There is a woe to such as joined house to house and field to field, reckless of all but their own aggrandizement: Jehovah shall desolate so that their coveted vineyards and lands shall yield but a tithe of what they put in (vv. 8-10). There is a woe to the luxurious hunters of social pleasure: captivity shall drain them, and Hades itself shall swallow up the mean and the mighty - multitudes without measure (vv. 11-17). And as for the bold sinners who scoffingly invited Jehovah to make speed that they might see His work (vv. 18, 19); and for the moral corrupters, who broke down all moral distinction, and the wise in their own eyes, who could do without God, and the unjust friends of the wicked, whose heroism was in wine and strong drink, being foes of the righteous, there is woe upon woe with utter destruction; "because they have cast away the law of Jehovah of hosts, and despised the word of the Holy One of Israel" (vv. 20-24).

"Therefore is the anger of Jehovah kindled against his people and he hath stretched forth his hand against them, and hath smitten them, and the hills did tremble, and their carcasses [were] as refuse in the midst of the streets. For all this his anger is not turned away, but his hand [is] stretched out still. And he will lift up an ensign to the nations afar off, and will hiss for them from the end of the earth: and, behold, they shall come with speed swiftly: none shall be weary nor stumble among them; none shall slumber nor sleep; neither shall the girdle of their loins be loosed, nor the latchet of their shoes be broken: their arrows [are] sharp, and all their bows bent; their horses' hoofs shall be counted like flint, and their wheels like a whirlwind. Their roaring [shall be] like a lioness, they shall roar like young lions: yea, they shall growl, and lay hold of the prey, and carry [it] away safe, and there shall be none to deliver. And they shall roar against them in that day like the roaring of the sea. And if [one] look unto the land, behold darkness [and] distress, and the light is darkened in the clouds thereof" (vv. 25-30).

He had dealt with them already, but the strokes are not exhausted. "For all this his anger is not turned away, but his hand [is] stretched out still." Such is the sad and recurring burden, as may be seen in chapters 9, 10. The avenging nations may be far away; but He would give the signal to them and the hiss (as for one far off), and "behold, they shall come with speed lightly." A most graphic picture follows of their vigour and promptness, their equipment and fierce determination from which none can shield or escape. Against Israel shall these foes roar. But they are not yet defined by name. "And if one look unto the land, behold darkness [and] distress, and the light is darkened in the heavens (or clouds) thereof." Such is the lot of man, or rather here of Israel, where Christ is not.

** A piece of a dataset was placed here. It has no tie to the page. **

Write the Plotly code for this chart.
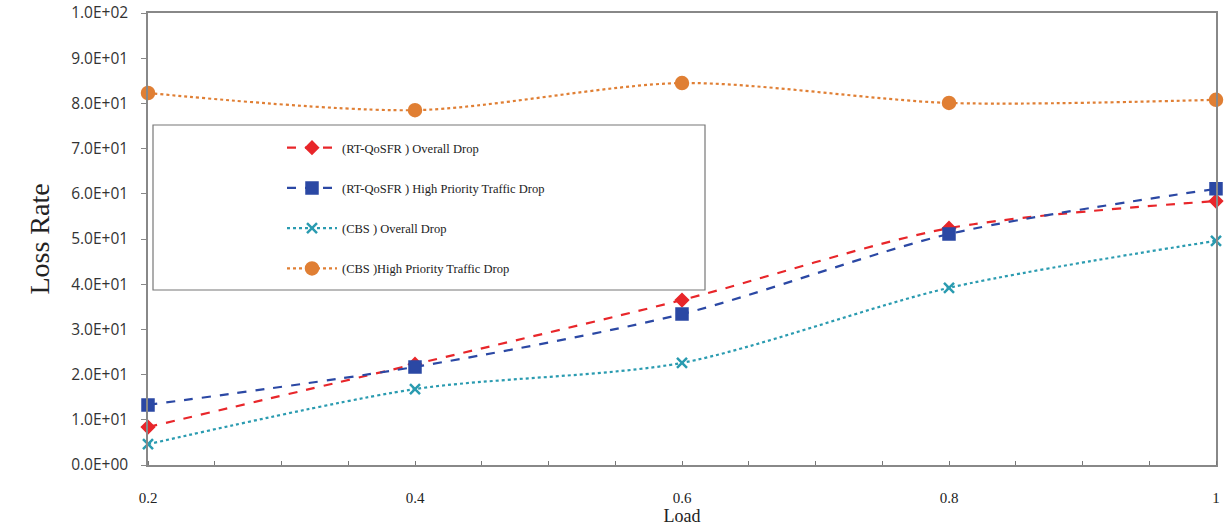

There is no deliverance, only judgement after judgement on the people and the land. Unrelieved darkness rests there. Such is the issue of Israel in their land, of Judah and Jerusalem tried under law, no matter what the favours of Jehovah on His vineyard and the plant of His pleasures. If He waited for judgement, behold bloodshed; if for righteousness, behold a cry. What on this ground could follow but woe upon woe?